Payments for screening and brief intervention were seen as most important when they went directly into the hands of the relatively poorly paid clinicians in Catalonia and Poland rather than (as in other countries) to the primary care service as a whole. Elsewhere payments might be considered irrelevant to patient-centred practice.

Only in respect of website referral as a brief intervention option (termed ‘e-BI’) was opinion negative across all four countries. In all four, “patients’ lack of interest inhibited both nurses and GPs from being active in referring patients to e-BI”. This option neither offered clinicians guidance in providing brief interventions nor did it engage the patients, “Therefore, face-to-face interventions were the preferred method in such cases.” Frequent screeners did not refer to this option as facilitating their performance, while infrequent screeners saw it as counterproductive. But it was not just experience in the trial that affected clinicians’ willingness to screen and intervene if the end product was referral to a website. Not one mentioned having access to this option as a reason for participating in the trial, and most were ambivalent about ‘e-health’. Even those positive about ‘e-BI’ saw it primarily as a way to provide information for patients, presumably rather than as an intervention in itself.

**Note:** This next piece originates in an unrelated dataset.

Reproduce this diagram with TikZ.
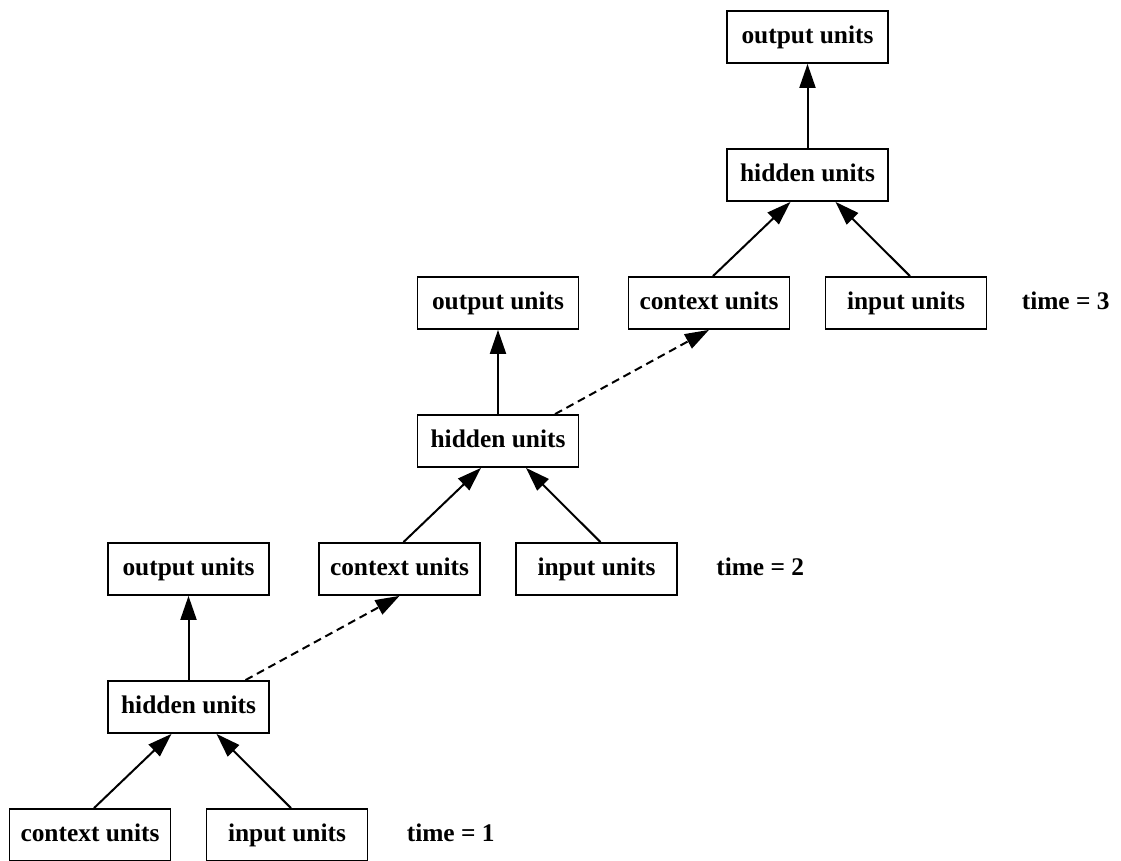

Incentives work – but are they ethical?

Studies reviewed in the Effectiveness Bank indicate that without material or reputational and possibly career-affecting sanctions/incentives, implementation drives based on educating, persuading and supporting practitioners have reached just a minority of the intended patients. Strong sanctions and incentives can generate the desired activity, but may be costly and tempt services and practitioners to short-change quality and ‘game’ the system.

In the cost-effectiveness sub-study ODHIN researchers referred to ethical questions surrounding financial incentives to healthcare practitioners. Writing in the British Journal of General Practice, Dr Graham Kramer expressed the following about the implications of rewarding practices for the delivery of high quality care (in this case under the UK’s Quality and Outcomes Framework):

“I had worried that, by being paid to implement evidence-based guidelines, my work would become a restricted, target-driven exercise that shifted the balance of my consultations to a doctor and disease-centred agenda. I had been concerned that this created conflicts of interest and how that might undermine, not only trust by my patients in me as a doctor, but also the trustworthiness of the profession. I worried that in some domains I was taking money to engage in work that I felt had limited value for my patients, money that could possibly be spent in more useful areas. Was I colluding in a wholesale folly of medical practice and worse still, why wasn’t I doing anything about it? Had my mouth been effectively ‘stuffed with gold’?”

The Alcohol Treatment Matrix in the Effectiveness Bank (see cell E1) discusses incentives, including whether financial incentives divert clinical practice in the intended direction at the risk of distorting record-keeping and practice overall, and confirming to staff that alcohol screening and brief interventions are not their core business.